▸ What you are asked to do
The material below has pictures in it. Set down only the lines from the line containing "Emit a LaTeX" through the line containing "([xshift=-6pt]profile.north) -- ([xshift=-6pt]collect.south);", word for word, and leave the pictures behind.

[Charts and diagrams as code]
-- BEGIN --
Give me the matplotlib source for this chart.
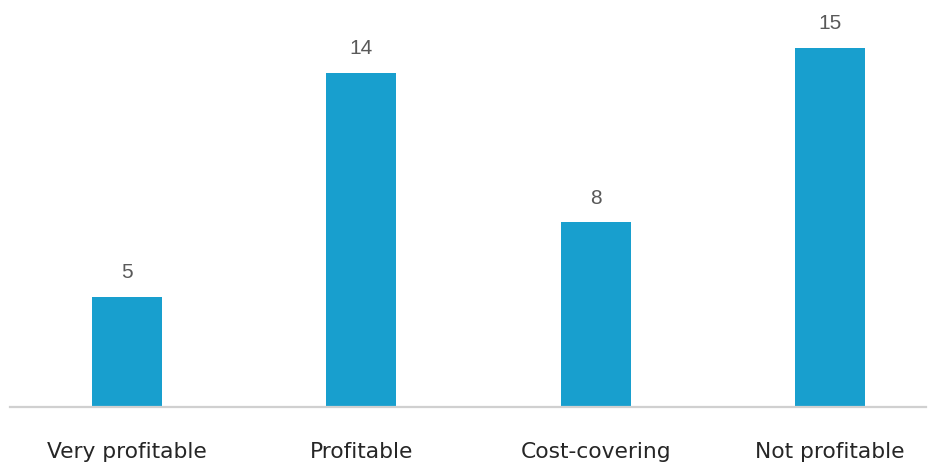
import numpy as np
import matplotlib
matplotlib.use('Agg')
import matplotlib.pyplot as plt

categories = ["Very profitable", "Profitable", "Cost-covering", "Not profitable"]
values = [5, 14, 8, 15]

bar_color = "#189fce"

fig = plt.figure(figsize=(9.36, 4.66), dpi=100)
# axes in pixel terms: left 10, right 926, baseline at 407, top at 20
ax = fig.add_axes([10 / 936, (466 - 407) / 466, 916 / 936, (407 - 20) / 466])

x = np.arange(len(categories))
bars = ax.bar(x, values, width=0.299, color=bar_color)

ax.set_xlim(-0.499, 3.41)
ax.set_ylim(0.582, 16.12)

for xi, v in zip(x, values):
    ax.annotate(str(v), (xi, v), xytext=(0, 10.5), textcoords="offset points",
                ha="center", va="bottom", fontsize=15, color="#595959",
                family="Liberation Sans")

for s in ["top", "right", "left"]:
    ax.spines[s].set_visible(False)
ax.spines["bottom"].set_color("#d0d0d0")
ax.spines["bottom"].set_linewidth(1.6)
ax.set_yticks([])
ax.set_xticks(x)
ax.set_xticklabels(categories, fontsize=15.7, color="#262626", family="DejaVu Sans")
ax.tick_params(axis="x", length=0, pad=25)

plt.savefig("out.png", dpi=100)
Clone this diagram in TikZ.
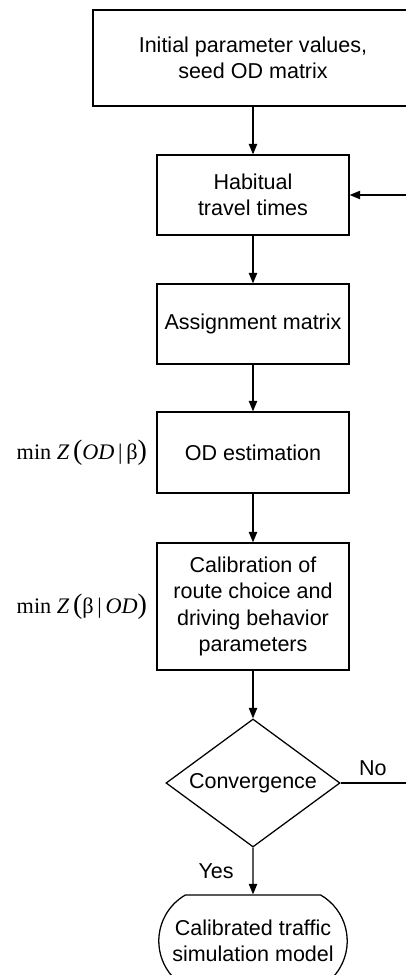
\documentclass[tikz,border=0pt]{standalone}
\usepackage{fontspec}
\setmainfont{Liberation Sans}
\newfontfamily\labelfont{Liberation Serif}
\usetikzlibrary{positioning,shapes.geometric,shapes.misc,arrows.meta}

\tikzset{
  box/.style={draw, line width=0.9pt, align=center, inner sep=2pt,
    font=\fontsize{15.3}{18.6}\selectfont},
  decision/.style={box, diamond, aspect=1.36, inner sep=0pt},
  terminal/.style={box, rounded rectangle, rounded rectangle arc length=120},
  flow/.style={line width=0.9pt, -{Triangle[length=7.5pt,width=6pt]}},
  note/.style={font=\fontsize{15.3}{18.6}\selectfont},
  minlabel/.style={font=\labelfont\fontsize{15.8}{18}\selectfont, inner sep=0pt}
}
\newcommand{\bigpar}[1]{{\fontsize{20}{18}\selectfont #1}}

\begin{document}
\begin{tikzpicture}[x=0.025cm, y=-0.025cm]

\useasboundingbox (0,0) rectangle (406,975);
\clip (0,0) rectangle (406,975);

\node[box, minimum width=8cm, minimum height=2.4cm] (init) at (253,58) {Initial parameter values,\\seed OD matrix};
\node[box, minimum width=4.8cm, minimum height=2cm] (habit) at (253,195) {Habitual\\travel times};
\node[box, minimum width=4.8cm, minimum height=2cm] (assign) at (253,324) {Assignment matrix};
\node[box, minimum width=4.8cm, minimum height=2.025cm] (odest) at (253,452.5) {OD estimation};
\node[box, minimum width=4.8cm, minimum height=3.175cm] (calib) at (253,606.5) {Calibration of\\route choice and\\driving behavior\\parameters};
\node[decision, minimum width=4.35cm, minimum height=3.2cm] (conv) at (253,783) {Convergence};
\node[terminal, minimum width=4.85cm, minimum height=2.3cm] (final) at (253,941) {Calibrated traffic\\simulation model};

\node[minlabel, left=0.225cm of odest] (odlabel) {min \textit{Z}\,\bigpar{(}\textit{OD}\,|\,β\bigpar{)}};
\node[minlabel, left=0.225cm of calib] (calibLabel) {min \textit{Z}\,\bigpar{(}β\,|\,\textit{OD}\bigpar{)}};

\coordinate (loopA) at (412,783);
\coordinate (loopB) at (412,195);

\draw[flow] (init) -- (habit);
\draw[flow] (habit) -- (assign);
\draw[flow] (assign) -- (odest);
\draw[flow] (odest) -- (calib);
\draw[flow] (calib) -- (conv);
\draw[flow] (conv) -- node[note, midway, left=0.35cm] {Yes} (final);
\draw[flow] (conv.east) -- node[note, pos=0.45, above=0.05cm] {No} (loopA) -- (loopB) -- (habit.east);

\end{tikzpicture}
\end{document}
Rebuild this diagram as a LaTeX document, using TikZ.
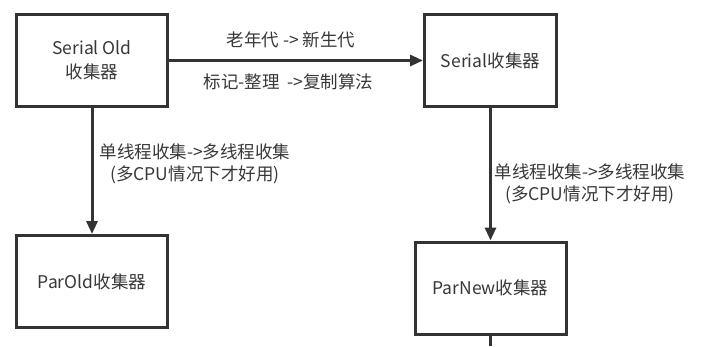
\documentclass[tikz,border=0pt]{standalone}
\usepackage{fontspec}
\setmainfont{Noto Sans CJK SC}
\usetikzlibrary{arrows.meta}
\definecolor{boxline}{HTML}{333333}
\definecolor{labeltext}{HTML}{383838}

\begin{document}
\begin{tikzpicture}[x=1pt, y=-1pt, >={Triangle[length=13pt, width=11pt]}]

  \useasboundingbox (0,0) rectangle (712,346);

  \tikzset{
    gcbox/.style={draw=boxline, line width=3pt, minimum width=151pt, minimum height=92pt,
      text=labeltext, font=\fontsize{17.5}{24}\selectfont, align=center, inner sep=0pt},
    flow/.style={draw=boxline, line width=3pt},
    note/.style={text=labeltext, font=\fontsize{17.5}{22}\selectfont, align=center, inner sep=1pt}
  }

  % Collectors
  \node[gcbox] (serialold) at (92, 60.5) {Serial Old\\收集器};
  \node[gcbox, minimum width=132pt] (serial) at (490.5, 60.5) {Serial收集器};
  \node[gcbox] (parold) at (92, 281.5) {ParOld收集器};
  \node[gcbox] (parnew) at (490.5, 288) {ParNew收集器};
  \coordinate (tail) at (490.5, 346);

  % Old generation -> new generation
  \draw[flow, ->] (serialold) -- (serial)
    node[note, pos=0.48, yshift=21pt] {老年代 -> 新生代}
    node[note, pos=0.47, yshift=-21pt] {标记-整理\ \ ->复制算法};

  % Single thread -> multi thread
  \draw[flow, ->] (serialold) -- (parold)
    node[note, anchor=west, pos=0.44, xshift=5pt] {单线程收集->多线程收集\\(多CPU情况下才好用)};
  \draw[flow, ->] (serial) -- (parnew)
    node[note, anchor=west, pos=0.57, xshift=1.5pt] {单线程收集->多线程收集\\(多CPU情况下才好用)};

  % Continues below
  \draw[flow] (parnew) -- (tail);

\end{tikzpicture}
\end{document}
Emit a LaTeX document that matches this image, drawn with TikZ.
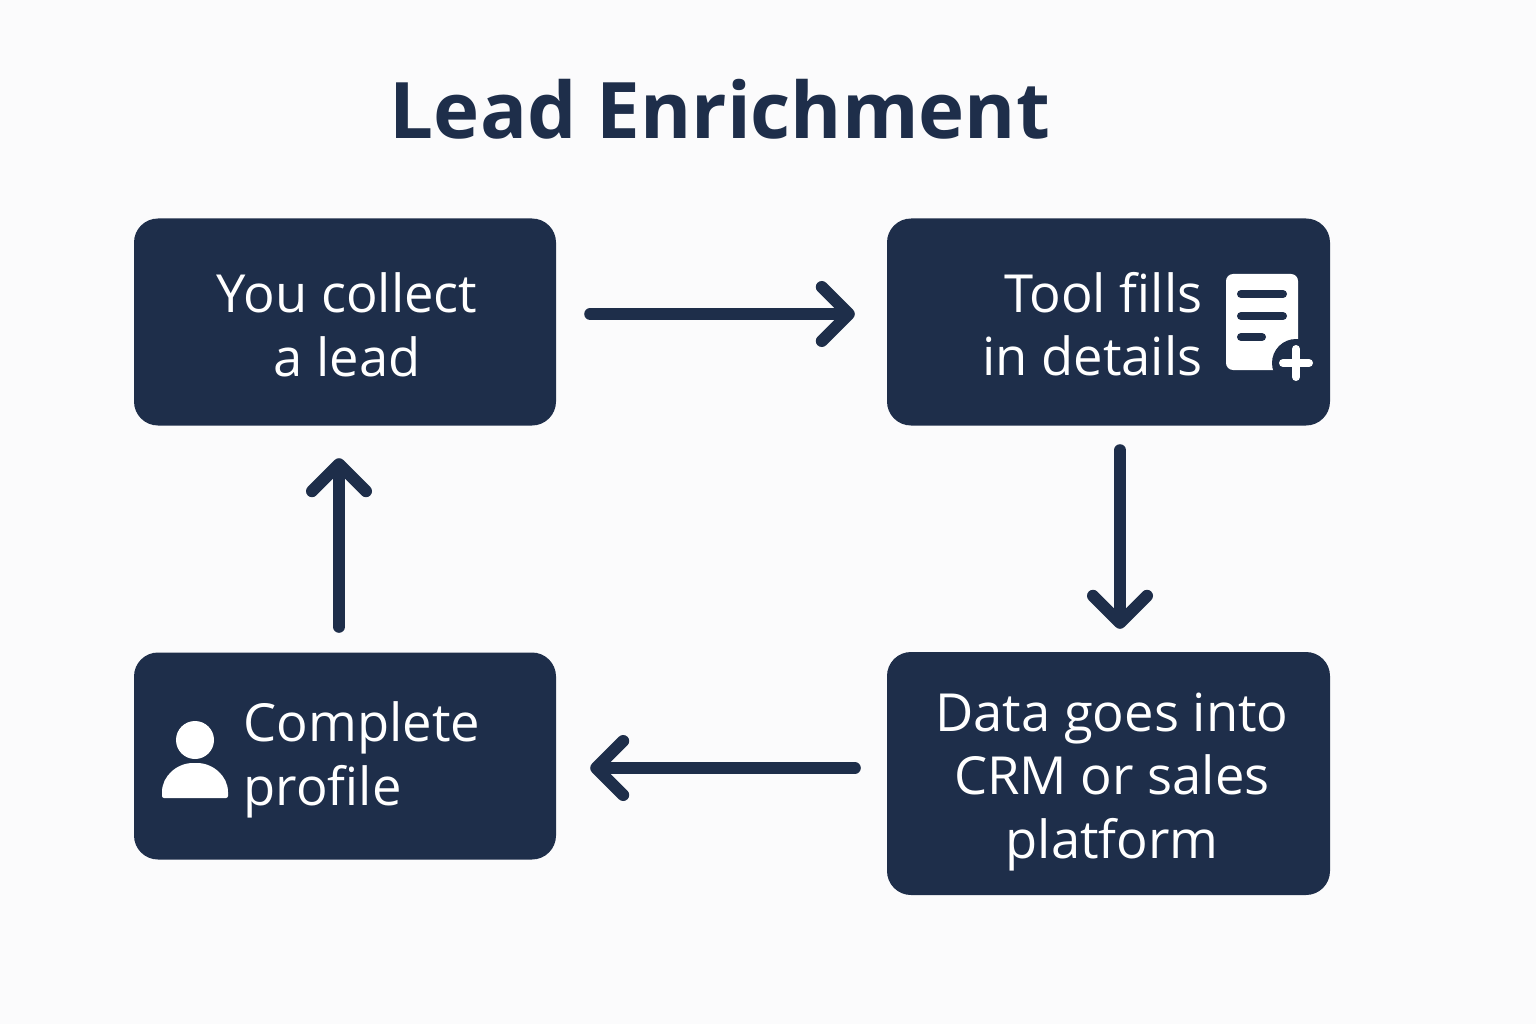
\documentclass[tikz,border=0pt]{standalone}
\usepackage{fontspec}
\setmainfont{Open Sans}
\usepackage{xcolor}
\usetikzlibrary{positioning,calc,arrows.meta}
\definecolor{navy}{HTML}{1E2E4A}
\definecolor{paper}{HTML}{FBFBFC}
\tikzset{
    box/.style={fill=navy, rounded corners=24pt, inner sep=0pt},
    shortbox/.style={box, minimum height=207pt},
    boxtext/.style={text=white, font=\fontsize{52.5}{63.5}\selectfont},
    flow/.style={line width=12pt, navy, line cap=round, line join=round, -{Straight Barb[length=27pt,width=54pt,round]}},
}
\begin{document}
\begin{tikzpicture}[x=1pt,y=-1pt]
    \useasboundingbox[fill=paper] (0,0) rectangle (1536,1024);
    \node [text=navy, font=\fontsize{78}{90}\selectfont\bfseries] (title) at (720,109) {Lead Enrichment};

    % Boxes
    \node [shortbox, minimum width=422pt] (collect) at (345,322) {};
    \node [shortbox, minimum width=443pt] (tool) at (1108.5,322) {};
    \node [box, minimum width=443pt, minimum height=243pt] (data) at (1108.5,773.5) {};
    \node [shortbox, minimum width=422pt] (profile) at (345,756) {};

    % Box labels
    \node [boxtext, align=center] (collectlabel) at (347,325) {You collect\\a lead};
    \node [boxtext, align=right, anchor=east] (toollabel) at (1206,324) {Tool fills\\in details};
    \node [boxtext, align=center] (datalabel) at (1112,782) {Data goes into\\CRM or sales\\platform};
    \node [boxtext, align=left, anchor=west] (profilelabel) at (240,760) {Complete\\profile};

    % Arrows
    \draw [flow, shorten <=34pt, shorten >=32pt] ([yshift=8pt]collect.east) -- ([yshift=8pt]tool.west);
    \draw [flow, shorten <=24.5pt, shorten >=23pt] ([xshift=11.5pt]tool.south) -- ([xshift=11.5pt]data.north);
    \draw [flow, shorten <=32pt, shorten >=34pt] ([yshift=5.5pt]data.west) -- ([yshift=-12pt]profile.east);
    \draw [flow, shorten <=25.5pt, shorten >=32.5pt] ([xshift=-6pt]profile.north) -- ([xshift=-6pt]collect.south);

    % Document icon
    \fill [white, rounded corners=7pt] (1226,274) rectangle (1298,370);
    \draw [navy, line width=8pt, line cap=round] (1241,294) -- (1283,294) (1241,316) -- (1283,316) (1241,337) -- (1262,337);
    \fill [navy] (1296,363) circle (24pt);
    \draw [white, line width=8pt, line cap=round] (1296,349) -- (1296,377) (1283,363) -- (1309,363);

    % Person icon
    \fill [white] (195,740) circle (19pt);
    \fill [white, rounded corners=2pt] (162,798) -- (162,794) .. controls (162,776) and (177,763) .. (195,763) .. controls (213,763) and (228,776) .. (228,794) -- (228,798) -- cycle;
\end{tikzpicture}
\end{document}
-- END --
▸ Task result
Emit a LaTeX document that matches this image, drawn with TikZ.
\documentclass[tikz,border=0pt]{standalone}
\usepackage{fontspec}
\setmainfont{Open Sans}
\usepackage{xcolor}
\usetikzlibrary{positioning,calc,arrows.meta}
\definecolor{navy}{HTML}{1E2E4A}
\definecolor{paper}{HTML}{FBFBFC}
\tikzset{
    box/.style={fill=navy, rounded corners=24pt, inner sep=0pt},
    shortbox/.style={box, minimum height=207pt},
    boxtext/.style={text=white, font=\fontsize{52.5}{63.5}\selectfont},
    flow/.style={line width=12pt, navy, line cap=round, line join=round, -{Straight Barb[length=27pt,width=54pt,round]}},
}
\begin{document}
\begin{tikzpicture}[x=1pt,y=-1pt]
    \useasboundingbox[fill=paper] (0,0) rectangle (1536,1024);
    \node [text=navy, font=\fontsize{78}{90}\selectfont\bfseries] (title) at (720,109) {Lead Enrichment};

    % Boxes
    \node [shortbox, minimum width=422pt] (collect) at (345,322) {};
    \node [shortbox, minimum width=443pt] (tool) at (1108.5,322) {};
    \node [box, minimum width=443pt, minimum height=243pt] (data) at (1108.5,773.5) {};
    \node [shortbox, minimum width=422pt] (profile) at (345,756) {};

    % Box labels
    \node [boxtext, align=center] (collectlabel) at (347,325) {You collect\\a lead};
    \node [boxtext, align=right, anchor=east] (toollabel) at (1206,324) {Tool fills\\in details};
    \node [boxtext, align=center] (datalabel) at (1112,782) {Data goes into\\CRM or sales\\platform};
    \node [boxtext, align=left, anchor=west] (profilelabel) at (240,760) {Complete\\profile};

    % Arrows
    \draw [flow, shorten <=34pt, shorten >=32pt] ([yshift=8pt]collect.east) -- ([yshift=8pt]tool.west);
    \draw [flow, shorten <=24.5pt, shorten >=23pt] ([xshift=11.5pt]tool.south) -- ([xshift=11.5pt]data.north);
    \draw [flow, shorten <=32pt, shorten >=34pt] ([yshift=5.5pt]data.west) -- ([yshift=-12pt]profile.east);
    \draw [flow, shorten <=25.5pt, shorten >=32.5pt] ([xshift=-6pt]profile.north) -- ([xshift=-6pt]collect.south);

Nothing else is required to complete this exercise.